26 May 2010 18:13

VTB supervisory board approves strategy to 2013

MOSCOW. May 26 (Interfax) - The supervisory board at VTB Wednesday approved a strategy to 2013, the bank said in a statement.

VTB aims to increase its capitalization and efficiency by expanding its client base, weighting of high-margin products and segments and diversifying business.

It will focus on "increasing the bank's share price, profit and return on equity," VTB chief Andrei Kostin was quoted as saying.

The bank did not give any more details. It aims to present the strategy on Thursday during a conference call.

VTB's Kostin told the Wall Street Journal that the strategy projects growth in the bank's retail and investment banking businesses. Its goal is to boost return on equity to 15% in 2013, which corresponds to a profit of $4 billion-$5 billion, compared with a forecast profit of 50 billion rubles (about $1.6 billion) in 2010.
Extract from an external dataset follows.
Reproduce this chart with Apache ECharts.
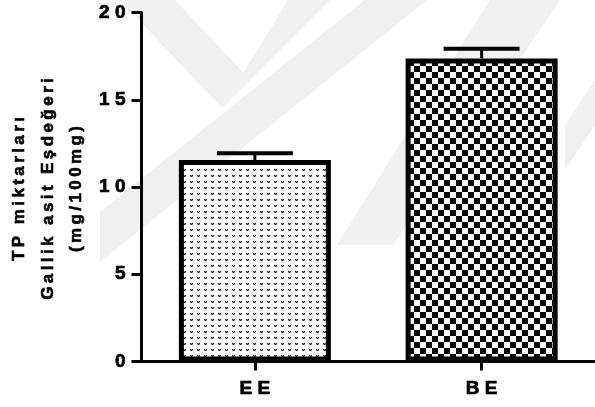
<!DOCTYPE html>
<html>
<head>
<meta charset="utf-8">
<script src="https://cdn.jsdelivr.net/npm/echarts@6/dist/echarts.min.js"></script>
<style>
  html, body { margin: 0; padding: 0; background: #ffffff; }
  #chart { width: 595px; height: 407px; }
</style>
</head>
<body>
<div id="chart"></div>
<script>
// Total phenolic content per extract (mean and error)
const categories = ['EE', 'BE'];
const means = [11.55, 17.37];
const errors = [0.38, 0.55];
const yTicks = [0, 5, 10, 15, 20];
const yTitleLines = ['TP miktarları', 'Gallik asit Eşdeğeri', '(mg/100mg)'];

// Wide tracking of the Prism-style labels
function spaced(s) { return String(s).split('').join(' '); }
function tracked(s) {
  return String(s).split(' ').map(w => w.split('').join('\u2009')).join('\u2009 \u2009');
}

// Fill patterns for the bars
function dotTile() {
  const c = document.createElement('canvas');
  c.width = 7; c.height = 6;
  const g = c.getContext('2d');
  g.fillStyle = '#ffffff'; g.fillRect(0, 0, 7, 6);
  g.fillStyle = '#141414';
  g.fillRect(1, 1, 1, 1); g.fillRect(3, 1, 1, 1); g.fillRect(2, 2, 1, 1);
  g.fillStyle = '#8c8c8c';
  g.fillRect(2, 1, 1, 1); g.fillRect(1, 2, 1, 1); g.fillRect(3, 2, 1, 1);
  return c;
}
function checkTile() {
  const c = document.createElement('canvas');
  c.width = 12; c.height = 12;
  const g = c.getContext('2d');
  g.fillStyle = '#ffffff'; g.fillRect(0, 0, 12, 12);
  g.fillStyle = '#000000';
  g.fillRect(0, 0, 6, 6); g.fillRect(6, 6, 6, 6);
  return c;
}
const fills = [dotTile(), checkTile()];

// Faint background watermark bands
const bandColor = '#f0f0f0';
const bands = [
  [[120, 0], [175, 0], [250, 80], [222, 108]],
  [[222, 108], [250, 80], [330, 0], [288, 0]],
  [[100, 212], [365, 0], [427, 0], [100, 262]],
  [[337, 245], [393, 245], [560, 0], [490, 0]],
  [[565, 170], [595, 125], [595, 80], [565, 125]]
];

const chart = echarts.init(document.getElementById('chart'), null, { renderer: 'canvas' });

const labelFont = {
  color: '#000', fontWeight: 'bold', fontSize: 19,
  fontFamily: '"Liberation Sans", Arial, sans-serif',
  textBorderColor: '#000', textBorderWidth: 0.7
};

chart.setOption({
  animation: false,
  backgroundColor: '#ffffff',
  grid: { left: 141.5, right: -5, top: 12.5, bottom: 45.5 },
  xAxis: {
    type: 'category',
    data: categories,
    boundaryGap: true,
    axisLine: { show: true, lineStyle: { color: '#000', width: 3 } },
    axisTick: { show: true, alignWithLabel: true, length: 9, lineStyle: { color: '#000', width: 3 } },
    axisLabel: Object.assign({ margin: 18, formatter: spaced }, labelFont),
    splitLine: { show: false }
  },
  yAxis: {
    type: 'value',
    min: yTicks[0],
    max: yTicks[yTicks.length - 1],
    interval: yTicks[1] - yTicks[0],
    axisLine: { show: true, lineStyle: { color: '#000', width: 3 } },
    axisTick: { show: true, length: 10, lineStyle: { color: '#000', width: 3 } },
    axisLabel: Object.assign({ margin: 16, formatter: spaced }, labelFont),
    splitLine: { show: false }
  },
  graphic: bands.map(pts => ({
    type: 'polygon',
    z: -10,
    silent: true,
    shape: { points: pts },
    style: { fill: bandColor }
  })).concat([{
    type: 'text',
    x: 48,
    y: 189,
    rotation: Math.PI / 2,
    z: 10,
    style: {
      text: yTitleLines.map(tracked).join('\n'),
      font: 'bold 17px "Liberation Sans", Arial, sans-serif',
      fill: '#000',
      stroke: '#000',
      lineWidth: 0.6,
      align: 'center',
      verticalAlign: 'middle',
      textAlign: 'center',
      textVerticalAlign: 'middle',
      lineHeight: 28.5
    }
  }]),
  series: [
    {
      type: 'bar',
      barWidth: 152,
      z: 2,
      silent: true,
      data: means.map((v, i) => ({
        value: v,
        itemStyle: { color: { image: fills[i], repeat: 'repeat' } }
      })),
      itemStyle: { borderColor: '#000', borderWidth: 5 }
    },
    {
      type: 'custom',
      z: 3,
      silent: true,
      data: means.map((v, i) => [i, v, v + errors[i]]),
      renderItem: function (params, api) {
        const x = api.value(0);
        const base = api.coord([x, api.value(1)]);
        const top = api.coord([x, api.value(2)]);
        const half = 38;
        return {
          type: 'group',
          children: [
            { type: 'line', shape: { x1: base[0], y1: base[1], x2: top[0], y2: top[1] }, style: { stroke: '#000', lineWidth: 3 } },
            { type: 'line', shape: { x1: top[0] - half, y1: top[1], x2: top[0] + half, y2: top[1] }, style: { stroke: '#000', lineWidth: 4 } }
          ]
        };
      }
    }
  ]
});
</script>
</body>
</html>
Kostin also confirmed plans to move major clients into VTB Capital, the group's investment bank, the WSJ said.

The strategy will see retail assets rise to 25% of total assets by the end of 2013 from 18% currently. That might involve establishing direct retail sales in shopping centers, perhaps in partnership with a current player or through acquisition. The corporate business will shrink to just above 50% of the total, down from 64% forecast for the end of 2010.